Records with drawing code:
>> begin

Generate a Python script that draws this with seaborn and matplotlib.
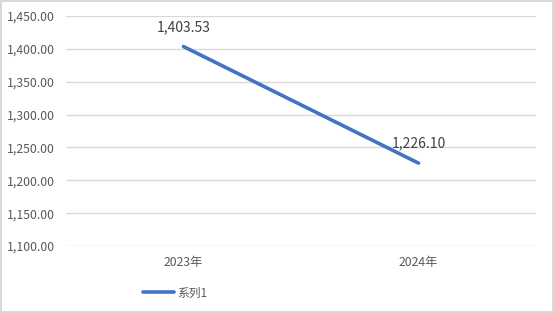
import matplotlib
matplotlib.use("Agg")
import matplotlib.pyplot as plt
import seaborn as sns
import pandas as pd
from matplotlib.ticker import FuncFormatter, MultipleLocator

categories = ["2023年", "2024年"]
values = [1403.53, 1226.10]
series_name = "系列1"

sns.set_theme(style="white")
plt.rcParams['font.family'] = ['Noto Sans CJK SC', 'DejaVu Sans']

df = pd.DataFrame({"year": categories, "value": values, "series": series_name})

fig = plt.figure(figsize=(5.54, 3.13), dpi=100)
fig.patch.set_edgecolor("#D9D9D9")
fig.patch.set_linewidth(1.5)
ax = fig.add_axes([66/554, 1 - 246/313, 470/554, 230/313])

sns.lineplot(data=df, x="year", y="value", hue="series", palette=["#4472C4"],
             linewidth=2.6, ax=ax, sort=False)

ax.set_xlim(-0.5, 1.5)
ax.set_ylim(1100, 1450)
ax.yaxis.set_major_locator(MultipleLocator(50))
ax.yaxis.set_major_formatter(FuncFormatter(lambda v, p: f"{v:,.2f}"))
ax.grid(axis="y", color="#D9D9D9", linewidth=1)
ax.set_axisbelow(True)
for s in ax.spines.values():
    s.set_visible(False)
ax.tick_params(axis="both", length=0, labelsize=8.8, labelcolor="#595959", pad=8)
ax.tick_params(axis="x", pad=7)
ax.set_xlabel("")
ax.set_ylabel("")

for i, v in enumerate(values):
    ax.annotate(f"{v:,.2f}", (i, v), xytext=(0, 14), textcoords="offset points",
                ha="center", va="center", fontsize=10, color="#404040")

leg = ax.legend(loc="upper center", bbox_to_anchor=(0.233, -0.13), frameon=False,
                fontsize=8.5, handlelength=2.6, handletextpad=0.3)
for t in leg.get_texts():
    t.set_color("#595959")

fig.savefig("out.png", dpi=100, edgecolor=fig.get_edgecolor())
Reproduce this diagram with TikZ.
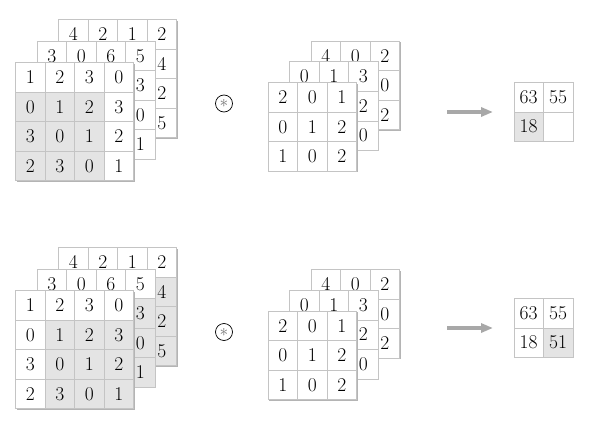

>> end

Task objective —
Repeat the listing above up to and including the line with "plt.rcParams['font.family'] = ['Noto", starting from its first line. Drop any pictures.

The solution —
Generate a Python script that draws this with seaborn and matplotlib.
import matplotlib
matplotlib.use("Agg")
import matplotlib.pyplot as plt
import seaborn as sns
import pandas as pd
from matplotlib.ticker import FuncFormatter, MultipleLocator

categories = ["2023年", "2024年"]
values = [1403.53, 1226.10]
series_name = "系列1"

sns.set_theme(style="white")
plt.rcParams['font.family'] = ['Noto Sans CJK SC', 'DejaVu Sans']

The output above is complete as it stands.